Just after daybreak, while we rested at 15,500 feet, one of the New Zealanders, who had gone ahead, came
staggering down toward us with a body slung across his shoulders. He dumped the almost naked, barefoot body of
an Indian holy man–a sadhu–at my feet. He had found the pilgrim lying on the ice, shivering and suffering from
hypothermia. I cradled the sadhu’s head and laid him out on the rocks. The New Zealander was angry. He wanted to
get across the pass before the bright sun melted the snow. He said, “Look, I’ve done what I can. You have porters
and Sherpa guides. You care for him. We’re going on!” He turned and went back up the mountain to join his friends.
I took a carotid pulse and found that the sadhu was still alive. We figured he had probably visited the holy shrines at
Muklinath and was on his way home. It was fruitless to question why he had chosen this desperately high route
instead of the safe, heavily traveled caravan route through the Kali Gandaki gorge. Or why he was shoeless and
almost naked, or how long he had been lying in the pass. The answers weren’t going to solve our problem.

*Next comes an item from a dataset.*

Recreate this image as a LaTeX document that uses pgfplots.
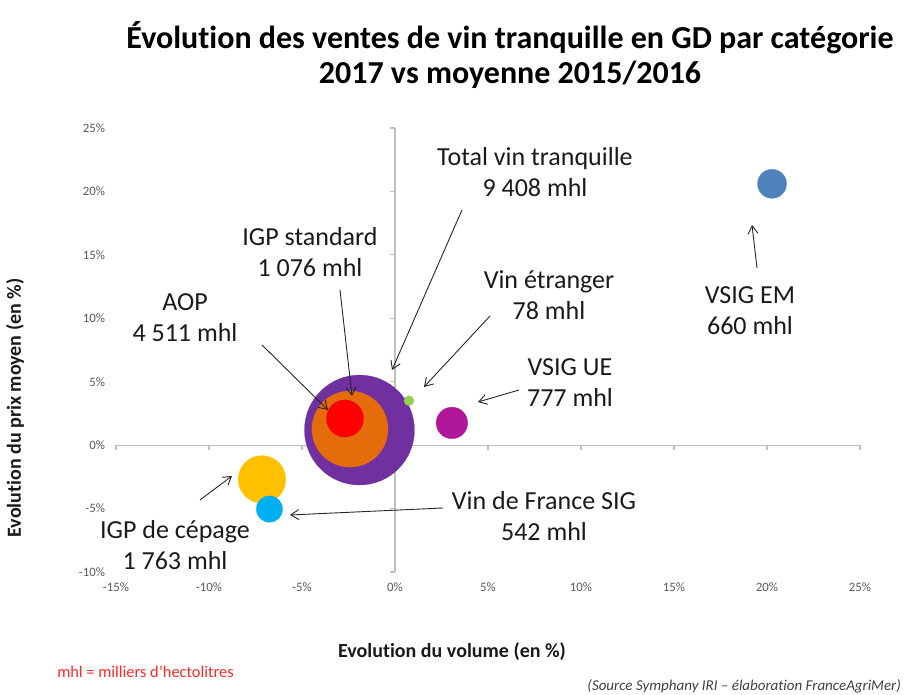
\documentclass[border=0pt]{standalone}
\usepackage{fontspec}
\setmainfont{Carlito}[Ligatures=NoCommon]
\usepackage{pgfplots}
\pgfplotsset{compat=1.18}
\usetikzlibrary{arrows.meta}
\definecolor{cPurple}{HTML}{7030A0}
\definecolor{cOrange}{HTML}{E46C0A}
\definecolor{cRed}{HTML}{FF0000}
\definecolor{cGreen}{HTML}{92D050}
\definecolor{cMagenta}{HTML}{B0179A}
\definecolor{cYellow}{HTML}{FFC000}
\definecolor{cCyan}{HTML}{00B0F0}
\definecolor{cBlue}{HTML}{4F81BD}
\definecolor{axgray}{HTML}{BFBFBF}
\definecolor{tickgray}{HTML}{595959}
\definecolor{txt}{HTML}{1A1A1A}
\pgfplotsset{
  bubble/.style={only marks, mark=*, color=#1, scatter,
    mark options={line width=0.1pt},
    scatter/use mapped color={draw=#1, fill=#1},
    visualization depends on={0.2835*sqrt(\thisrow{v}) \as \rad},
    scatter/@pre marker code/.append style={/tikz/mark size=\rad}}
}
\begin{document}
\begin{tikzpicture}
\useasboundingbox (0,0) rectangle (456pt,347.5pt);
\begin{axis}[at={(58pt,61.5pt)}, anchor=south west, scale only axis,
  width=372pt, height=222pt,
  xmin=-15, xmax=25, ymin=-10, ymax=25,
  xtick={-15,-10,...,25}, ytick={-10,-5,...,25},
  axis line style={draw=none}, major tick length=0pt,
  tick label style={font=\fontsize{6.4}{7}\selectfont, text=tickgray},
  xticklabel={\pgfmathparse{int(\tick)}\pgfmathresult\%},
  yticklabel={\pgfmathparse{int(\tick)}\pgfmathresult\%},
  xticklabel style={yshift=-2pt},
  yticklabel style={xshift=-2pt},
  clip=false]
\draw[axgray, line width=0.6pt] (axis cs:-15,0) -- (axis cs:25,0);
\draw[axgray, line width=0.6pt] (axis cs:0,-10) -- (axis cs:0,25);
\pgfplotsinvokeforeach{-15,-10,...,25}{\draw[axgray, line width=0.6pt] (axis cs:#1,0) -- ++(0pt,-2.5pt);}
\pgfplotsinvokeforeach{-10,-5,...,25}{\draw[axgray, line width=0.6pt] (axis cs:0,#1) -- ++(-2.5pt,0pt);}
% Total vin tranquille
\addplot[bubble=cPurple] table[row sep=\\] {x y v\\ -1.91 1.19 9408\\};
% AOP
\addplot[bubble=cOrange] table[row sep=\\] {x y v\\ -2.42 1.27 4511\\};
% IGP standard
\addplot[bubble=cRed] table[row sep=\\] {x y v\\ -2.69 2.10 1076\\};
% Vin etranger
\addplot[bubble=cGreen] table[row sep=\\] {x y v\\ 0.75 3.50 78\\};
% VSIG UE
\addplot[bubble=cMagenta] table[row sep=\\] {x y v\\ 3.06 1.75 777\\};
% IGP de cepage
\addplot[bubble=cYellow] table[row sep=\\] {x y v\\ -7.15 -2.70 1763\\};
% Vin de France SIG
\addplot[bubble=cCyan] table[row sep=\\] {x y v\\ -6.75 -5.04 542\\};
% VSIG EM
\addplot[bubble=cBlue] table[row sep=\\] {x y v\\ 20.27 20.60 660\\};
\end{axis}
\begin{scope}[x=0.5pt, y=-0.5pt, yshift=347.5pt]
\node[align=center, font=\bfseries\fontsize{16}{17.5}\selectfont] at (510,55) {Évolution des ventes de vin tranquille en GD par catégorie\\2017 vs moyenne 2015/2016};
\tikzset{ann/.style={align=center, text=txt, font=\fontsize{13}{15.5}\selectfont},
  arr/.style={-{Straight Barb[length=4pt,width=5pt]}, line width=0.45pt, draw=black!85}}
\node[ann] at (535,172) {Total vin tranquille\\9 408 mhl};
\node[ann] at (310,252) {IGP standard\\1 076 mhl};
\node[ann] at (185,318) {AOP\\4 511 mhl};
\node[ann] at (549,295) {Vin étranger\\78 mhl};
\node[ann] at (570,383) {VSIG UE\\777 mhl};
\node[ann] at (750,311) {VSIG EM\\660 mhl};
\node[ann] at (175,545) {IGP de cépage\\1 763 mhl};
\node[ann] at (544,516) {Vin de France SIG\\542 mhl};
\draw[arr] (462,210) -- (392,370);
\draw[arr] (340,290) -- (352,396);
\draw[arr] (262,345) -- (328,410);
\draw[arr] (490,316) -- (424,387);
\draw[arr] (519,390) -- (478,402);
\draw[arr] (757,268) -- (752,225);
\draw[arr] (200,500) -- (232,476);
\draw[arr] (443,508) -- (290,515);
\node[font=\bfseries\fontsize{10}{11}\selectfont, text=txt] at (452,652) {Evolution du volume (en \%)};
\node[font=\bfseries\fontsize{10}{11}\selectfont, text=txt, rotate=90] at (15,408) {Evolution du prix moyen (en \%)};
\node[font=\fontsize{8.2}{9}\selectfont, text=red!85] at (145.5,672) {mhl = milliers d'hectolitres};
\node[anchor=east, font=\itshape\fontsize{7.5}{9}\selectfont, text=black!75] at (908,686) {(Source Symphany IRI – élaboration FranceAgriMer)};
\end{scope}
\end{tikzpicture}
\end{document}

Stephen and the four Swiss began stripping off their outer clothing and opening their packs. The sadhu was soon
clothed from head to foot. He was not able to walk, but he was very much alive. I looked down the mountain and
spotted the Japanese climbers, marching up with a horse.
Without a great deal of thought, I told Stephen and Pasang that I was concerned about withstanding the heights to
come and wanted to get over the pass. I took off after several of our porters who had gone ahead.
On the steep part of the ascent where, if the ice steps had given way, I would have slid down about 3,000 feet, I felt
vertigo. I stopped for a breather, allowing the Swiss to catch up with me. I inquired about the sadhu and Stephen.
They said that the sadhu was fine and that Stephen was just behind them. I set off again for the summit.